You are running a rather large scale reaction where you prepare the grignard reagent phenylmagnesium bromide by reacting 210.14 grams of magnesium with 772 ml of bromobenzene. How many moles of grignard reagent would you expect to form? (the density of bromobenzene is 1.495 g/ml, Mg = 24.3 g/mol, bromobenzene=157.01 g/mol)

We would expect to form 7.35 moles of grignard reagent.

Explanation:

Step 1: Data given

Mass of magnesium = 210.14 grams

Volume bromobenzene = 772 mL

Density of bromobenzene = 1.495 g/mL

Molar mass of Mg = 24.3 g/mol

Molar mass of bromobenzene = 157.01 g/mol

Step 2: The balanced equation

C6H5Br + Mg ⇒ C6H5MgBr

Step 3: Calculate mass of bromobenzene

Mass bromobenzene = density bromobenzene * volume

Mass bromobenzene = 1.495 g/mL * 772 mL

Mass bromobenzene = 1154.14 grams

Step 4: Calculate number of moles bromobenzene

Moles bromobenzene = mass bromobenzene / molar mass bromobenzene

Moles bromobenzene = 1154.14g / 157.01 g/mol

Moles bromobenzene = 7.35 moles

Step 5: Calculate moles of Mg

Moles Mg = 210.14 grams / 24.3 g/mol

Moles Mg = 8.65 moles

Step 6: The limiting reactant

The mole ratio is 1:1 So the bromobenzene has the smallest amount of moles, so it's the limiting reactant.
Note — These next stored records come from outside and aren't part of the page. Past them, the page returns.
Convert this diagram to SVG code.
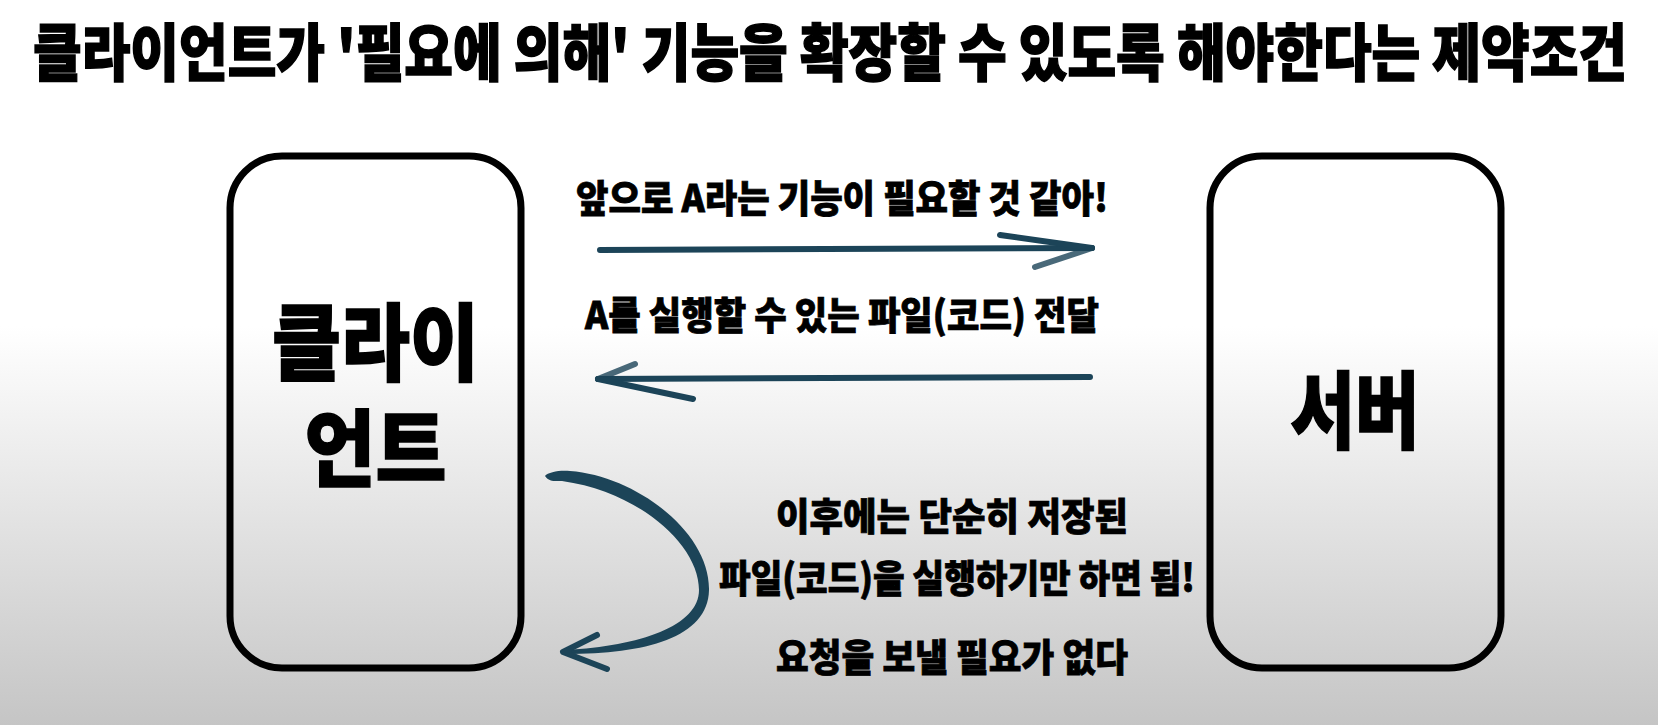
<svg xmlns="http://www.w3.org/2000/svg" width="1658" height="725" viewBox="0 0 1658 725">
<defs>
<linearGradient id="bg" x1="0" y1="0" x2="0" y2="1">
<stop offset="0" stop-color="#ffffff"/>
<stop offset="0.45" stop-color="#ffffff"/>
<stop offset="1" stop-color="#c5c5c5"/>
</linearGradient>
<linearGradient id="fadeR" gradientUnits="userSpaceOnUse" x1="600" y1="0" x2="1095" y2="0">
<stop offset="0" stop-color="#1c4458" stop-opacity="0"/>
<stop offset="0.25" stop-color="#1c4458" stop-opacity="0.9"/>
<stop offset="1" stop-color="#1c4458"/>
</linearGradient>
<linearGradient id="fadeL" gradientUnits="userSpaceOnUse" x1="1090" y1="0" x2="597" y2="0">
<stop offset="0" stop-color="#1c4458" stop-opacity="0"/>
<stop offset="0.25" stop-color="#1c4458" stop-opacity="0.9"/>
<stop offset="1" stop-color="#1c4458"/>
</linearGradient>
<style>
.t{font-family:"Noto Sans CJK KR","Noto Sans",sans-serif;font-weight:900;fill:#000;stroke:#000;stroke-width:0.8;text-anchor:middle}
.big{stroke-width:1.5}
.box{fill:none;stroke:#000;stroke-width:7}
.arw{fill:none;stroke:#1c4458;stroke-width:6;stroke-linecap:round;stroke-linejoin:round}
</style>
</defs>
<rect width="1658" height="725" fill="url(#bg)"/>
<text class="t big" x="830" y="76" font-size="62" textLength="1594" lengthAdjust="spacingAndGlyphs">클라이언트가 '필요에 의해' 기능을 확장할 수 있도록 해야한다는 제약조건</text>
<g id="client">
<rect class="box" x="230" y="156" width="291" height="512" rx="52"/>
<text class="t big" x="375.5" y="374" font-size="84" textLength="207" lengthAdjust="spacingAndGlyphs">클라이</text>
<text class="t big" x="375.5" y="480" font-size="84" textLength="142" lengthAdjust="spacingAndGlyphs">언트</text>
</g>
<g id="server">
<rect class="box" x="1210" y="156" width="291" height="512" rx="52"/>
<text class="t big" x="1355" y="442" font-size="84" textLength="129" lengthAdjust="spacingAndGlyphs">서버</text>
</g>
<g id="labels">
<text class="t" x="842" y="212" font-size="38" textLength="532" lengthAdjust="spacingAndGlyphs">앞으로 A라는 기능이 필요할 것 같아!</text>
<text class="t" x="842" y="329" font-size="38" textLength="514" lengthAdjust="spacingAndGlyphs">A를 실행할 수 있는 파일(코드) 전달</text>
<text class="t" x="952" y="530" font-size="38" textLength="352" lengthAdjust="spacingAndGlyphs">이후에는 단순히 저장된</text>
<text class="t" x="957" y="592" font-size="38" textLength="476" lengthAdjust="spacingAndGlyphs">파일(코드)을 실행하기만 하면 됨!</text>
<text class="t" x="952" y="671" font-size="38" textLength="352" lengthAdjust="spacingAndGlyphs">요청을 보낼 필요가 없다</text>
</g>
<g id="connectors">
<path class="arw" d="M600 250 L1092 248" stroke="url(#fadeR)"/>
<path class="arw" d="M1000 235 L1092 248"/>
<path class="arw" d="M1092 248 L1035 267" stroke-width="4" opacity="0.8"/>
<path class="arw" d="M1090 377 L598 379" stroke="url(#fadeL)"/>
<path class="arw" d="M598 379 L635 364" stroke-width="4" opacity="0.8"/>
<path class="arw" d="M598 379 L693 399"/>
<path d="M545 476 C548 472 560 470 570 471 C636 476 710 532 709 590 C708 638 645 654 566 654 L566 650 C640 646 699 626 699 590 C699 545 640 492 562 481 C555 481 549 482 545 476 Z" fill="#1c4458"/>
<path class="arw" d="M597 635 L563 652 L607 669" stroke-width="5"/>
</g>
</svg>
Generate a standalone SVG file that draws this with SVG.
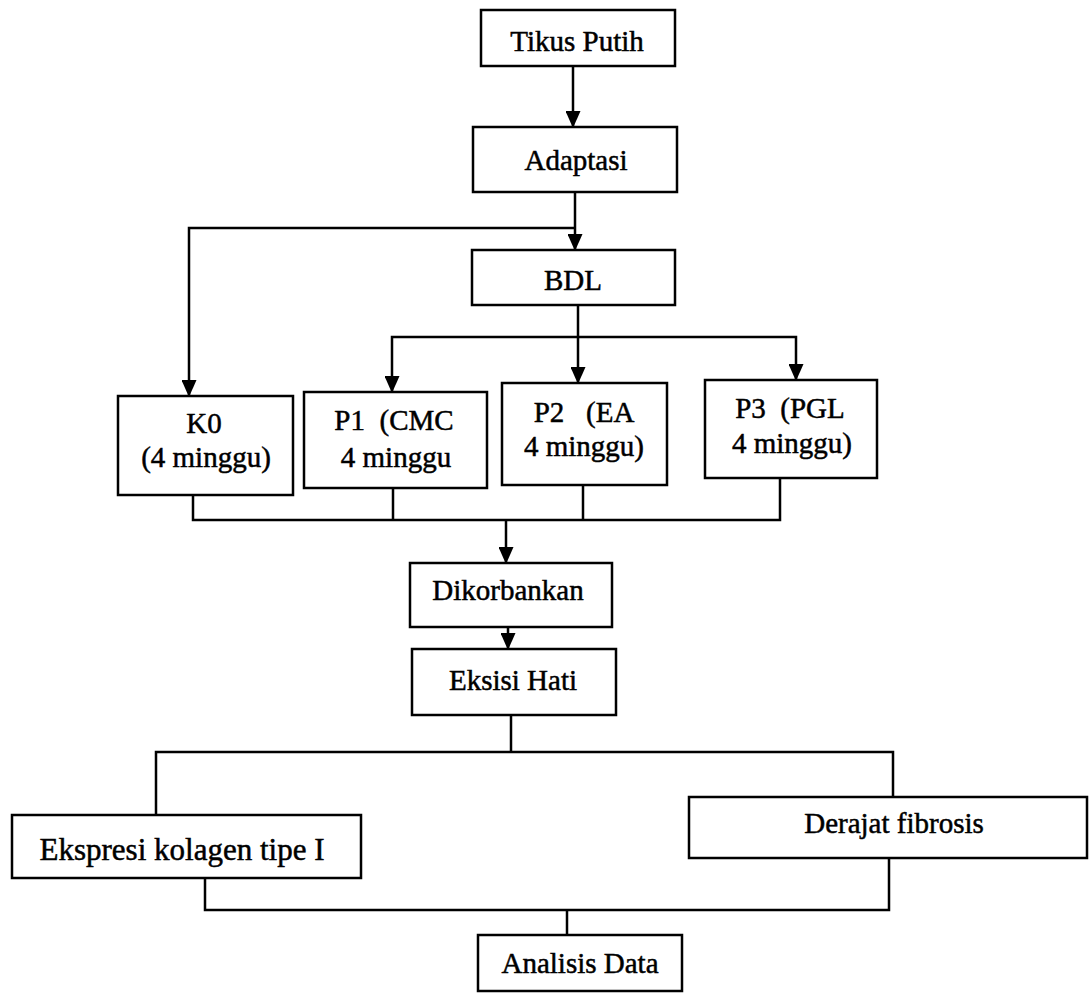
<svg xmlns="http://www.w3.org/2000/svg" width="1090" height="993" viewBox="0 0 1090 993">
<style>
.box{fill:#fff;stroke:#000;stroke-width:2.5}
.t{font-family:"Liberation Serif","Times New Roman",serif;font-size:29px;fill:#000;stroke:#000;stroke-width:0.5;text-anchor:middle;white-space:pre}
.c{fill:none;stroke:#000;stroke-width:2.5}
</style>
<defs>
<marker id="ah" markerUnits="userSpaceOnUse" markerWidth="17" markerHeight="15" refX="16" refY="7.5" orient="auto" viewBox="0 0 17 15">
<path d="M0,0 L17,7.5 L0,15 Z" fill="#000"/>
</marker>
</defs>
<rect width="1090" height="993" fill="#fff"/>
<g id="connectors">
<path class="c" d="M573,66 V127" marker-end="url(#ah)"/>
<path class="c" d="M575,192 V250" marker-end="url(#ah)"/>
<path class="c" d="M575,228 H189 V396" marker-end="url(#ah)"/>
<path class="c" d="M578,305 V383" marker-end="url(#ah)"/>
<path class="c" d="M578,337 H392 V392" marker-end="url(#ah)"/>
<path class="c" d="M578,337 H796 V380" marker-end="url(#ah)"/>
<path class="c" d="M193,495 V520 H780 V478"/>
<path class="c" d="M393,488 V520"/>
<path class="c" d="M583,485 V520"/>
<path class="c" d="M506,520 V563" marker-end="url(#ah)"/>
<path class="c" d="M508,627 V649" marker-end="url(#ah)"/>
<path class="c" d="M511,715 V752"/>
<path class="c" d="M156,815 V752 H893 V797"/>
<path class="c" d="M205,878 V910 H889 V858"/>
<path class="c" d="M567,910 V935"/>
</g>
<g id="tikus"><rect class="box" x="481" y="10" width="194" height="56"/><text class="t" x="577" y="51">Tikus Putih</text></g>
<g id="adaptasi"><rect class="box" x="473" y="127" width="204" height="65"/><text class="t" x="576" y="170">Adaptasi</text></g>
<g id="bdl"><rect class="box" x="472" y="250" width="203" height="55"/><text class="t" x="573" y="290">BDL</text></g>
<g id="k0"><rect class="box" x="118" y="396" width="175" height="99"/><text class="t" x="204" y="433">K0</text><text class="t" x="206" y="467">(4 minggu)</text></g>
<g id="p1"><rect class="box" x="304" y="392" width="183" height="96"/><text class="t" x="394" y="430">P1  (CMC</text><text class="t" x="396" y="467">4 minggu</text></g>
<g id="p2"><rect class="box" x="502" y="383" width="165" height="102"/><text class="t" x="584" y="422">P2   (EA</text><text class="t" x="584" y="456">4 minggu)</text></g>
<g id="p3"><rect class="box" x="705" y="380" width="172" height="98"/><text class="t" x="790" y="418">P3  (PGL</text><text class="t" x="792" y="453">4 minggu)</text></g>
<g id="dikorbankan"><rect class="box" x="410" y="563" width="202" height="64"/><text class="t" x="508" y="600">Dikorbankan</text></g>
<g id="eksisi"><rect class="box" x="412" y="649" width="204" height="66"/><text class="t" x="513" y="690">Eksisi Hati</text></g>
<g id="ekspresi"><rect class="box" x="12" y="815" width="349" height="63"/><text class="t" x="182" y="860" style="font-size:31px">Ekspresi kolagen tipe I</text></g>
<g id="derajat"><rect class="box" x="689" y="797" width="398" height="61"/><text class="t" x="894" y="833">Derajat fibrosis</text></g>
<g id="analisis"><rect class="box" x="478" y="935" width="204" height="56"/><text class="t" x="580" y="973">Analisis Data</text></g>
</svg>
It will be completely consumed (7.35 moles). Magnesium is in excess, There will react 7.35 moles. There will remain 8.65 - 7.35 = 1.30 moles

Step 7: Calculate moles of phenylmagnesium bromide

For 1 mole of bromobenzene, we need 1 mole of Mg to produce 1 mole of phenylmagnesium bromide

For 7.35 moles bromobenzene, we have 7.35 moles phenylmagnesium bromide

We would expect to form 7.35 moles of grignard reagent.